The Verge's Vlad Savov was a bit more critical of the OnePlus 5, going as far to write, “The OnePlus 5 is good when it needed to be great.” Savov was disappointed with the OnePlus 5's “failed” dual-camera setup and overall design. He also questioned whether this new phone could maintain OnePlus' reputation of “market-breaking low prices” with its increased price compared to previous models. On a positive note, Savov said the OnePlus 5's responsiveness and speed are more than good enough for people who need a no-frills smartphone.
“The OnePlus 5 has one killer new feature I haven't seen before: its Reading Mode. This can be enabled per app or via a quick toggle. It desaturates the screen and adjusts the sharpness and brightness to your environment, so it essentially emulates a Kindle (which in itself tries to emulate real paper).”

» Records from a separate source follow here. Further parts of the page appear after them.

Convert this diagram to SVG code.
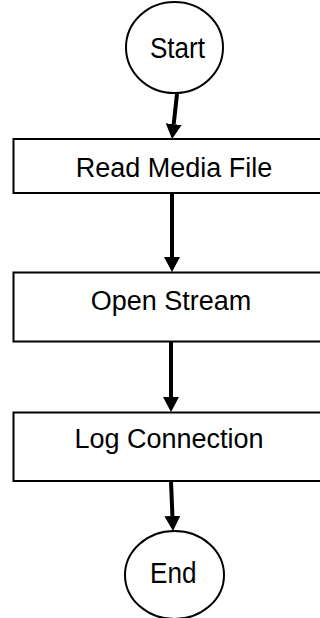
<svg xmlns="http://www.w3.org/2000/svg" width="320" height="618" viewBox="0 0 320 618">
<style>
.node{fill:#fff;stroke:#000;stroke-width:2}
.lbl{font-family:"Liberation Sans",Arial,sans-serif;font-size:27px;fill:#000;text-anchor:middle}
.term{font-family:"Liberation Sans",Arial,sans-serif;font-size:29px;fill:#000;text-anchor:middle}
.edge{stroke:#000;stroke-width:4;fill:none}
</style>
<defs>
<marker id="ah" markerUnits="userSpaceOnUse" markerWidth="15" markerHeight="16" viewBox="0 0 15 16" refX="0" refY="8" orient="auto">
<path d="M0,0 L15,8 L0,16 z" fill="#000"/>
</marker>
</defs>
<rect width="320" height="618" fill="#fff"/>
<g id="start">
<ellipse class="node" cx="174.5" cy="47.5" rx="48.5" ry="45.5"/>
<text class="term" transform="translate(177.5,57.7) scale(0.9,1)">Start</text>
</g>
<g id="read">
<rect class="node" x="13.5" y="139" width="310" height="54"/>
<text class="lbl" x="174" y="177.3">Read Media File</text>
</g>
<g id="open">
<rect class="node" x="13.5" y="272.5" width="310" height="69"/>
<text class="lbl" x="171" y="310">Open Stream</text>
</g>
<g id="log">
<rect class="node" x="13.5" y="412.5" width="310" height="68.5"/>
<text class="lbl" x="169" y="448.3">Log Connection</text>
</g>
<g id="end">
<ellipse class="node" cx="174.5" cy="575" rx="49.5" ry="44"/>
<text class="term" transform="translate(173.3,583.3) scale(0.9,1)">End</text>
</g>
<g id="connectors">
<line class="edge" x1="177" y1="94" x2="173.7" y2="124.1" marker-end="url(#ah)"/>
<line class="edge" x1="172" y1="193" x2="172" y2="257" marker-end="url(#ah)"/>
<line class="edge" x1="171" y1="342" x2="171" y2="397" marker-end="url(#ah)"/>
<line class="edge" x1="171" y1="481" x2="172.4" y2="516" marker-end="url(#ah)"/>
</g>
</svg>
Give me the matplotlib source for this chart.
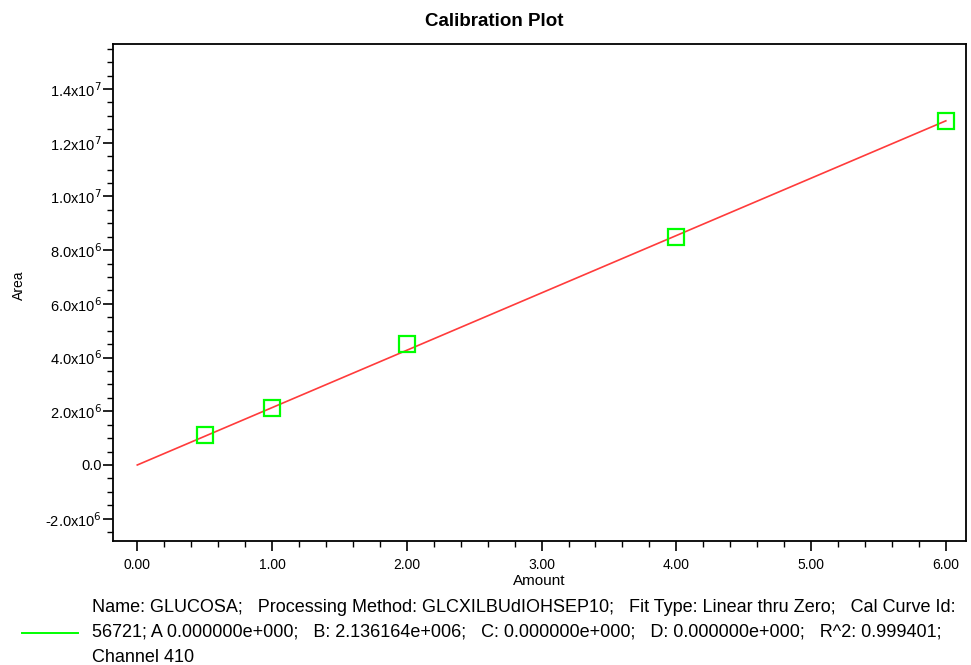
import numpy as np
import matplotlib.pyplot as plt
from matplotlib.ticker import MultipleLocator, FuncFormatter

plt.rcParams['font.family'] = ['Liberation Sans', 'DejaVu Sans']

# calibration standards (amount vs area)
amount = [0.5, 1.0, 2.0, 4.0, 6.0]
area = [1.12e6, 2.12e6, 4.51e6, 8.49e6, 12.81e6]

# linear fit thru zero
slope = 2.136164e6
fit_x = [0.0, 6.0]

legend_lines = [
    "Name: GLUCOSA;   Processing Method: GLCXILBUdIOHSEP10;   Fit Type: Linear thru Zero;   Cal Curve Id:",
    "56721; A 0.000000e+000;   B: 2.136164e+006;   C: 0.000000e+000;   D: 0.000000e+000;   R^2: 0.999401;",
    "Channel 410",
]

fig = plt.figure(figsize=(9.71, 6.65), dpi=100)
ax = fig.add_axes([0.1164, 0.1865, 0.8785, 0.7474])

ax.plot(fit_x, [slope * v for v in fit_x], color='#ff3b3b', lw=1.2, zorder=2)
ax.plot(amount, area, 's', ms=12, mfc='none', mec='#00ff00', mew=1.6, zorder=3)

ax.set_xlim(-0.18, 6.15)
ax.set_ylim(-2.83e6, 1.568e7)

ax.xaxis.set_major_locator(MultipleLocator(1))
ax.xaxis.set_minor_locator(MultipleLocator(0.2))
ax.yaxis.set_major_locator(MultipleLocator(2e6))
ax.yaxis.set_minor_locator(MultipleLocator(5e5))


def yfmt(v, pos):
    if abs(v) < 1:
        return '0.0'
    e = int(np.floor(np.log10(abs(v))))
    m = v / 10 ** e
    return r'%.1fx10$^{%d}$' % (m, e)


ax.yaxis.set_major_formatter(FuncFormatter(yfmt))
ax.xaxis.set_major_formatter(FuncFormatter(lambda v, p: '%.2f' % v))

ax.tick_params(which='major', length=7, width=1.2, labelsize=10, direction='out')
ax.tick_params(axis='y', labelsize=10.5, pad=1)
ax.tick_params(which='minor', length=4, width=1.0, direction='out')
ax.tick_params(axis='x', pad=5)
for s in ax.spines.values():
    s.set_linewidth(1.3)

ax.set_xlabel('Amount', fontsize=11, labelpad=2)
ax.set_ylabel('Area', fontsize=10)
ax.yaxis.set_label_coords(-0.102, 0.515)

fig.text(494 / 971, 1 - 22 / 665, 'Calibration Plot', ha='center', va='center',
         fontsize=13.5, fontweight='bold')

# legend below plot
fig.add_artist(plt.Line2D([22 / 971, 78 / 971], [1 - 633 / 665] * 2, color='#00ff00', lw=1.4))
for i, t in enumerate(legend_lines):
    fig.text(92 / 971, 1 - (607 + 25 * i) / 665, t, ha='left', va='center', fontsize=13)

fig.savefig('out.png', dpi=100)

“The theme of speed with the OnePlus 5 is extended by the Dash Charge charger in the box. Dash Charge is OnePlus' proprietary fast-charging system that debuted with the OnePlus 3 last year, and it wows: I clocked the OnePlus 5 going from a 9 percent charge to 74 percent in the exact half hour it took me to have breakfast one day.”
“It now looks like a OnePlus 3 that's put on an iPhone 7 Plus costume.”
“On paper and in OnePlus' marketing materials, this dual camera is the OnePlus 5's big differentiator. In reality, it's a major letdown. The main camera lacks optical image stabilization (OIS) and produces soft images as a result.”